“Beautiful California Valley in the bountiful heart of California, for only $10 down and $10 a month you can own a full 2 1/2 acre Rancho midway between San Francisco and Los Angeles.” This is just part of the pitch made in a 1961 full-page LIFE magazine ad when a developer carved up a dusty alkaline desert into a grid of over 7200 parcels with nothing more than scraping out “roads” and adding some signs. Located 50 miles east of the California pacific coast, in the Carrizo Plain, California Valley is comprised of over 24,000 acres that were unsuitable for farming or ranching. This series of photographs picks up some 50 years later on that California dream.
From the start there have been many problems with California Valley: lack of paved roads, isolated location, lack of power, weather and dust. But the most serious problem has always been the scarcity of drinkable water. Although there is ground water in most areas, it is most often too alkaline to drink and with out good water the county will not issue a permit for a structure.

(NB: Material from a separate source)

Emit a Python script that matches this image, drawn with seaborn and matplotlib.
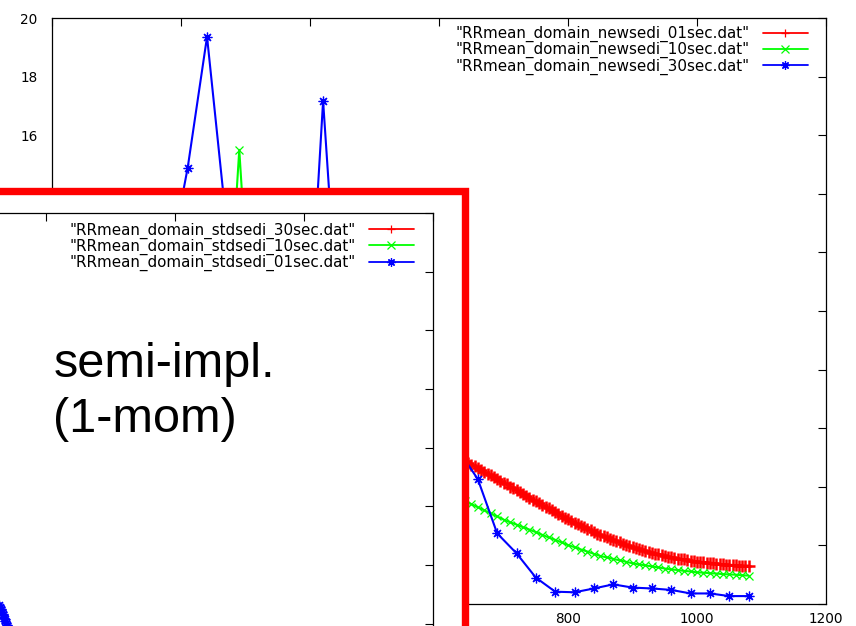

This is where the cycle starts. Lured by the prospect of cheap land (2 1/2 acres recently sold on eBay for $1280) the hopeful buy a parcel and start moving all their worldly possessions to it. Unable to find water or even afford a well, the county eventually evicts them and they walk away. Inevitably the parcel reverts back to the county for back taxes and is sold at auction to a real estate speculator and the cycle begins again.
In the barren landscape of California Valley one thing is a constant. There is always a new crop of tumbleweeds and con men ready to take advantage of the desperate and gullible.